DATA SUPPLIED:
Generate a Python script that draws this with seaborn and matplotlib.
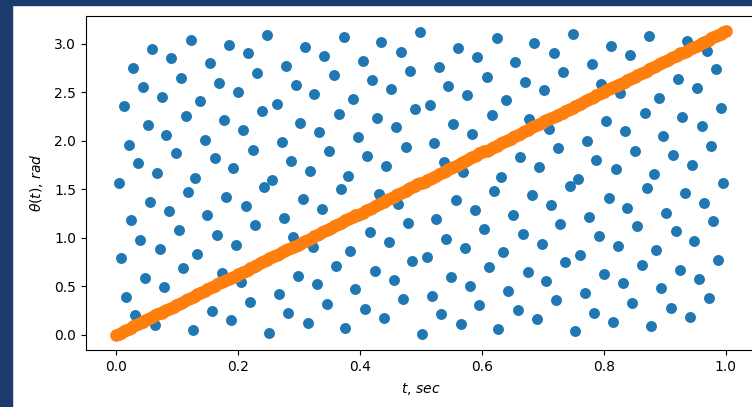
import matplotlib
matplotlib.use("Agg")
import matplotlib.pyplot as plt
from matplotlib.patches import Rectangle
import seaborn as sns

# sample times, 256 points over one second
t_sec = [
    0.000, 0.004, 0.008, 0.012, 0.016, 0.020, 0.024, 0.027, 0.031, 0.035, 0.039, 0.043, 0.047,
    0.051, 0.055, 0.059, 0.063, 0.067, 0.071, 0.075, 0.078, 0.082, 0.086, 0.090, 0.094, 0.098,
    0.102, 0.106, 0.110, 0.114, 0.118, 0.122, 0.125, 0.129, 0.133, 0.137, 0.141, 0.145, 0.149,
    0.153, 0.157, 0.161, 0.165, 0.169, 0.173, 0.176, 0.180, 0.184, 0.188, 0.192, 0.196,
    0.200, 0.204, 0.208, 0.212, 0.216, 0.220, 0.224, 0.227, 0.231, 0.235, 0.239, 0.243, 0.247,
    0.251, 0.255, 0.259, 0.263, 0.267, 0.271, 0.275, 0.278, 0.282, 0.286, 0.290, 0.294, 0.298,
    0.302, 0.306, 0.310, 0.314, 0.318, 0.322, 0.325, 0.329, 0.333, 0.337, 0.341, 0.345, 0.349,
    0.353, 0.357, 0.361, 0.365, 0.369, 0.373, 0.376, 0.380, 0.384, 0.388, 0.392, 0.396,
    0.400, 0.404, 0.408, 0.412, 0.416, 0.420, 0.424, 0.427, 0.431, 0.435, 0.439, 0.443, 0.447,
    0.451, 0.455, 0.459, 0.463, 0.467, 0.471, 0.475, 0.478, 0.482, 0.486, 0.490, 0.494, 0.498,
    0.502, 0.506, 0.510, 0.514, 0.518, 0.522, 0.525, 0.529, 0.533, 0.537, 0.541, 0.545, 0.549,
    0.553, 0.557, 0.561, 0.565, 0.569, 0.573, 0.576, 0.580, 0.584, 0.588, 0.592, 0.596,
    0.600, 0.604, 0.608, 0.612, 0.616, 0.620, 0.624, 0.627, 0.631, 0.635, 0.639, 0.643, 0.647,
    0.651, 0.655, 0.659, 0.663, 0.667, 0.671, 0.675, 0.678, 0.682, 0.686, 0.690, 0.694, 0.698,
    0.702, 0.706, 0.710, 0.714, 0.718, 0.722, 0.725, 0.729, 0.733, 0.737, 0.741, 0.745, 0.749,
    0.753, 0.757, 0.761, 0.765, 0.769, 0.773, 0.776, 0.780, 0.784, 0.788, 0.792, 0.796,
    0.800, 0.804, 0.808, 0.812, 0.816, 0.820, 0.824, 0.827, 0.831, 0.835, 0.839, 0.843, 0.847,
    0.851, 0.855, 0.859, 0.863, 0.867, 0.871, 0.875, 0.878, 0.882, 0.886, 0.890, 0.894, 0.898,
    0.902, 0.906, 0.910, 0.914, 0.918, 0.922, 0.925, 0.929, 0.933, 0.937, 0.941, 0.945, 0.949,
    0.953, 0.957, 0.961, 0.965, 0.969, 0.973, 0.976, 0.980, 0.984, 0.988, 0.992, 0.996,
    1.000,
]

# blue points: angles in shuffled (bit-reversed) order
theta_shuffled = [
    0.00, 1.57, 0.79, 2.36, 0.39, 1.96, 1.18, 2.75, 0.20, 1.77, 0.98, 2.55, 0.59, 2.16, 1.37, 2.95,
    0.10, 1.67, 0.88, 2.45, 0.49, 2.06, 1.28, 2.85, 0.29, 1.87, 1.08, 2.65, 0.69, 2.26, 1.47, 3.04,
    0.05, 1.62, 0.83, 2.41, 0.44, 2.01, 1.23, 2.80, 0.25, 1.82, 1.03, 2.60, 0.64, 2.21, 1.42, 2.99,
    0.15, 1.72, 0.93, 2.50, 0.54, 2.11, 1.33, 2.90, 0.34, 1.91, 1.13, 2.70, 0.74, 2.31, 1.52, 3.09,
    0.02, 1.60, 0.81, 2.38, 0.42, 1.99, 1.20, 2.77, 0.22, 1.79, 1.01, 2.58, 0.61, 2.18, 1.40, 2.97,
    0.12, 1.69, 0.91, 2.48, 0.52, 2.09, 1.30, 2.87, 0.32, 1.89, 1.10, 2.68, 0.71, 2.28, 1.50, 3.07,
    0.07, 1.64, 0.86, 2.43, 0.47, 2.04, 1.25, 2.82, 0.27, 1.84, 1.06, 2.63, 0.66, 2.23, 1.45, 3.02,
    0.17, 1.74, 0.96, 2.53, 0.56, 2.14, 1.35, 2.92, 0.37, 1.94, 1.15, 2.72, 0.76, 2.33, 1.55, 3.12,
    0.01, 1.58, 0.80, 2.37, 0.40, 1.98, 1.19, 2.76, 0.21, 1.78, 0.99, 2.56, 0.60, 2.17, 1.39, 2.96,
    0.11, 1.68, 0.90, 2.47, 0.50, 2.07, 1.29, 2.86, 0.31, 1.88, 1.09, 2.66, 0.70, 2.27, 1.48, 3.06,
    0.06, 1.63, 0.85, 2.42, 0.45, 2.02, 1.24, 2.81, 0.26, 1.83, 1.04, 2.61, 0.65, 2.22, 1.44, 3.01,
    0.16, 1.73, 0.94, 2.52, 0.55, 2.12, 1.34, 2.91, 0.36, 1.93, 1.14, 2.71, 0.75, 2.32, 1.53, 3.10,
    0.04, 1.61, 0.82, 2.39, 0.43, 2.00, 1.21, 2.79, 0.23, 1.80, 1.02, 2.59, 0.63, 2.20, 1.41, 2.98,
    0.13, 1.71, 0.92, 2.49, 0.53, 2.10, 1.31, 2.88, 0.33, 1.90, 1.12, 2.69, 0.72, 2.29, 1.51, 3.08,
    0.09, 1.66, 0.87, 2.44, 0.48, 2.05, 1.26, 2.83, 0.28, 1.85, 1.07, 2.64, 0.67, 2.25, 1.46, 3.03,
    0.18, 1.75, 0.97, 2.54, 0.58, 2.15, 1.36, 2.93, 0.38, 1.95, 1.17, 2.74, 0.77, 2.34, 1.56, 3.13,
]

# orange points: same angles in order
theta_sorted = [
    0.00, 0.01, 0.02, 0.04, 0.05, 0.06, 0.07, 0.09, 0.10, 0.11, 0.12, 0.13, 0.15, 0.16, 0.17, 0.18,
    0.20, 0.21, 0.22, 0.23, 0.25, 0.26, 0.27, 0.28, 0.29, 0.31, 0.32, 0.33, 0.34, 0.36, 0.37, 0.38,
    0.39, 0.40, 0.42, 0.43, 0.44, 0.45, 0.47, 0.48, 0.49, 0.50, 0.52, 0.53, 0.54, 0.55, 0.56, 0.58,
    0.59, 0.60, 0.61, 0.63, 0.64, 0.65, 0.66, 0.67, 0.69, 0.70, 0.71, 0.72, 0.74, 0.75, 0.76, 0.77,
    0.79, 0.80, 0.81, 0.82, 0.83, 0.85, 0.86, 0.87, 0.88, 0.90, 0.91, 0.92, 0.93, 0.94, 0.96, 0.97,
    0.98, 0.99, 1.01, 1.02, 1.03, 1.04, 1.06, 1.07, 1.08, 1.09, 1.10, 1.12, 1.13, 1.14, 1.15, 1.17,
    1.18, 1.19, 1.20, 1.21, 1.23, 1.24, 1.25, 1.26, 1.28, 1.29, 1.30, 1.31, 1.33, 1.34, 1.35, 1.36,
    1.37, 1.39, 1.40, 1.41, 1.42, 1.44, 1.45, 1.46, 1.47, 1.48, 1.50, 1.51, 1.52, 1.53, 1.55, 1.56,
    1.57, 1.58, 1.60, 1.61, 1.62, 1.63, 1.64, 1.66, 1.67, 1.68, 1.69, 1.71, 1.72, 1.73, 1.74, 1.75,
    1.77, 1.78, 1.79, 1.80, 1.82, 1.83, 1.84, 1.85, 1.87, 1.88, 1.89, 1.90, 1.91, 1.93, 1.94, 1.95,
    1.96, 1.98, 1.99, 2.00, 2.01, 2.02, 2.04, 2.05, 2.06, 2.07, 2.09, 2.10, 2.11, 2.12, 2.14, 2.15,
    2.16, 2.17, 2.18, 2.20, 2.21, 2.22, 2.23, 2.25, 2.26, 2.27, 2.28, 2.29, 2.31, 2.32, 2.33, 2.34,
    2.36, 2.37, 2.38, 2.39, 2.41, 2.42, 2.43, 2.44, 2.45, 2.47, 2.48, 2.49, 2.50, 2.52, 2.53, 2.54,
    2.55, 2.56, 2.58, 2.59, 2.60, 2.61, 2.63, 2.64, 2.65, 2.66, 2.68, 2.69, 2.70, 2.71, 2.72, 2.74,
    2.75, 2.76, 2.77, 2.79, 2.80, 2.81, 2.82, 2.83, 2.85, 2.86, 2.87, 2.88, 2.90, 2.91, 2.92, 2.93,
    2.95, 2.96, 2.97, 2.98, 2.99, 3.01, 3.02, 3.03, 3.04, 3.06, 3.07, 3.08, 3.09, 3.10, 3.12, 3.13,
]

W, H = 752, 407
fig = plt.figure(figsize=(W / 100, H / 100), dpi=100)

# dark frame of the screenshot (left and top edges)
frame_col = "#1b3a6e"
fig.patches.append(Rectangle((0, 0), 12 / W, 1, transform=fig.transFigure, color=frame_col))
fig.patches.append(Rectangle((0, 1 - 5 / H), 1, 5 / H, transform=fig.transFigure, color=frame_col))

# axes run past the right edge, as in the cropped screenshot
ax = fig.add_axes([86 / W, 57 / H, 670 / W, 334 / H])

sns.scatterplot(x=t_sec, y=theta_shuffled, color="C0", s=62, linewidth=0, ax=ax)
sns.scatterplot(x=t_sec, y=theta_sorted, color="C1", s=62, linewidth=1.2,
                edgecolor="C1", ax=ax)

ax.set_xlabel("$t$, $sec$", labelpad=5)
ax.set_ylabel(r"$\theta(t)$, $rad$", labelpad=7)

fig.savefig("out.png", dpi=100)
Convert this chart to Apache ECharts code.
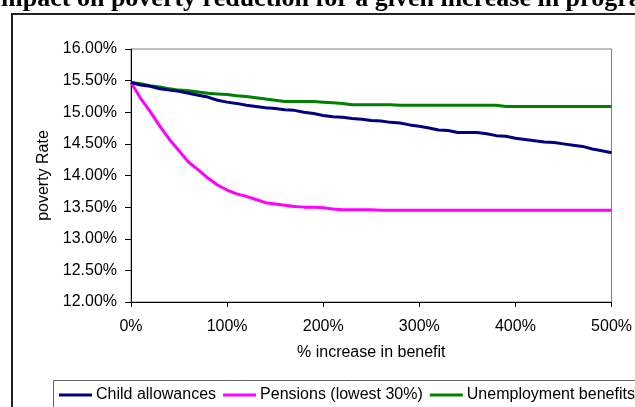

YOUR GOAL:
Repeat the listing above from its first line through the line that contains "import seaborn as sns", both included, and nothing more. Drop the pictures.

ANSWER BELOW:
Generate a Python script that draws this with seaborn and matplotlib.
import matplotlib
matplotlib.use("Agg")
import matplotlib.pyplot as plt
from matplotlib.patches import Rectangle
import seaborn as sns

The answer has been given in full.